> [Requirements]:
The material below should be written out in full and exactly; pictures stay out of the copy.

******************************

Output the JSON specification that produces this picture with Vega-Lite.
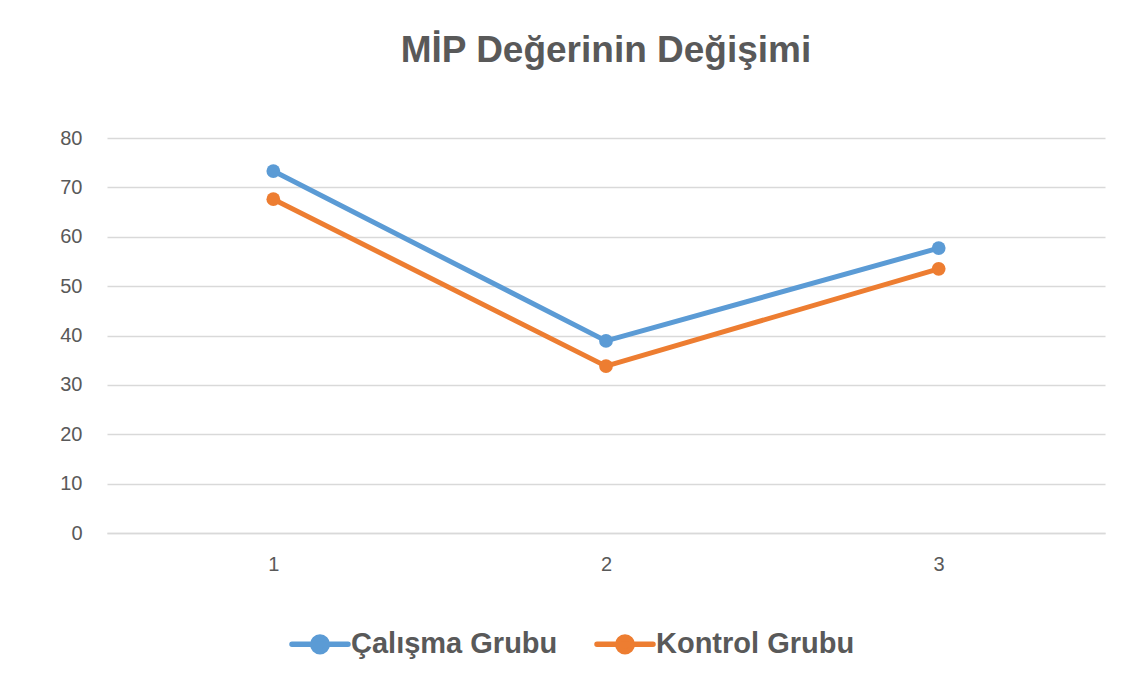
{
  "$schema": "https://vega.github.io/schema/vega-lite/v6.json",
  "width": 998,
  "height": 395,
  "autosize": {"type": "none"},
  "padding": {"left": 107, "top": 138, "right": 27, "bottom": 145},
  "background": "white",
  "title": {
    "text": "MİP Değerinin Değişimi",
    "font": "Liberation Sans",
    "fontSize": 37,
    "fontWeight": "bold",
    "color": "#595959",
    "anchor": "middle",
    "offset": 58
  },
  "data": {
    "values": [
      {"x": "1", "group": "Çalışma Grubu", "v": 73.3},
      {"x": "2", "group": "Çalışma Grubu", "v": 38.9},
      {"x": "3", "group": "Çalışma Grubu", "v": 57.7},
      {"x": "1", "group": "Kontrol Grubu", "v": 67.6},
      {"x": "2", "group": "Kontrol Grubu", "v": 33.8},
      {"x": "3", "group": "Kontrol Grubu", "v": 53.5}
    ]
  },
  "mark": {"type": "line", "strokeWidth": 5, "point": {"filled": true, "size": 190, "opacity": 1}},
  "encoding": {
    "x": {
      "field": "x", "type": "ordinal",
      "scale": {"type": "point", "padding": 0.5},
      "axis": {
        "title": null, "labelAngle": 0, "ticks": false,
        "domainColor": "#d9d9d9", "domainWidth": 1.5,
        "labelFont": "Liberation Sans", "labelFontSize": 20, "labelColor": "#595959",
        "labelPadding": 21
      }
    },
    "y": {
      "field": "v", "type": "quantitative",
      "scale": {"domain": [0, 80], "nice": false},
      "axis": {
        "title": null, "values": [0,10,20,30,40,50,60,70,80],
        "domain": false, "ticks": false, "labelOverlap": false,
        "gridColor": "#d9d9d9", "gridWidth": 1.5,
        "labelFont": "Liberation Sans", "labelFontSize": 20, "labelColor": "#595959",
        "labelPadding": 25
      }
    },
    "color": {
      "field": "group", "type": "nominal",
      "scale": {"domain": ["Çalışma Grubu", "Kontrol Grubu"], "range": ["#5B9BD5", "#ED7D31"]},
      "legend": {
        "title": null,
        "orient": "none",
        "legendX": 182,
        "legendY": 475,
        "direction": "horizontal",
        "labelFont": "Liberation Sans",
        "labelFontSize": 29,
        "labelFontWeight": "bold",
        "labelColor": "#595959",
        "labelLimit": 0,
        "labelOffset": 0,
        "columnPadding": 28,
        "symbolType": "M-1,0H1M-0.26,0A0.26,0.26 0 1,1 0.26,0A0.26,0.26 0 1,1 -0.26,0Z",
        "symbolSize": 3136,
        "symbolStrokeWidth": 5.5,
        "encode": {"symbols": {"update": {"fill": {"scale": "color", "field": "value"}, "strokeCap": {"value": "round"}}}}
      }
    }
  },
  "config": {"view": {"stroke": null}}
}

******************************

> [Reply to the task]:
Output the JSON specification that produces this picture with Vega-Lite.
{
  "$schema": "https://vega.github.io/schema/vega-lite/v6.json",
  "width": 998,
  "height": 395,
  "autosize": {"type": "none"},
  "padding": {"left": 107, "top": 138, "right": 27, "bottom": 145},
  "background": "white",
  "title": {
    "text": "MİP Değerinin Değişimi",
    "font": "Liberation Sans",
    "fontSize": 37,
    "fontWeight": "bold",
    "color": "#595959",
    "anchor": "middle",
    "offset": 58
  },
  "data": {
    "values": [
      {"x": "1", "group": "Çalışma Grubu", "v": 73.3},
      {"x": "2", "group": "Çalışma Grubu", "v": 38.9},
      {"x": "3", "group": "Çalışma Grubu", "v": 57.7},
      {"x": "1", "group": "Kontrol Grubu", "v": 67.6},
      {"x": "2", "group": "Kontrol Grubu", "v": 33.8},
      {"x": "3", "group": "Kontrol Grubu", "v": 53.5}
    ]
  },
  "mark": {"type": "line", "strokeWidth": 5, "point": {"filled": true, "size": 190, "opacity": 1}},
  "encoding": {
    "x": {
      "field": "x", "type": "ordinal",
      "scale": {"type": "point", "padding": 0.5},
      "axis": {
        "title": null, "labelAngle": 0, "ticks": false,
        "domainColor": "#d9d9d9", "domainWidth": 1.5,
        "labelFont": "Liberation Sans", "labelFontSize": 20, "labelColor": "#595959",
        "labelPadding": 21
      }
    },
    "y": {
      "field": "v", "type": "quantitative",
      "scale": {"domain": [0, 80], "nice": false},
      "axis": {
        "title": null, "values": [0,10,20,30,40,50,60,70,80],
        "domain": false, "ticks": false, "labelOverlap": false,
        "gridColor": "#d9d9d9", "gridWidth": 1.5,
        "labelFont": "Liberation Sans", "labelFontSize": 20, "labelColor": "#595959",
        "labelPadding": 25
      }
    },
    "color": {
      "field": "group", "type": "nominal",
      "scale": {"domain": ["Çalışma Grubu", "Kontrol Grubu"], "range": ["#5B9BD5", "#ED7D31"]},
      "legend": {
        "title": null,
        "orient": "none",
        "legendX": 182,
        "legendY": 475,
        "direction": "horizontal",
        "labelFont": "Liberation Sans",
        "labelFontSize": 29,
        "labelFontWeight": "bold",
        "labelColor": "#595959",
        "labelLimit": 0,
        "labelOffset": 0,
        "columnPadding": 28,
        "symbolType": "M-1,0H1M-0.26,0A0.26,0.26 0 1,1 0.26,0A0.26,0.26 0 1,1 -0.26,0Z",
        "symbolSize": 3136,
        "symbolStrokeWidth": 5.5,
        "encode": {"symbols": {"update": {"fill": {"scale": "color", "field": "value"}, "strokeCap": {"value": "round"}}}}
      }
    }
  },
  "config": {"view": {"stroke": null}}
}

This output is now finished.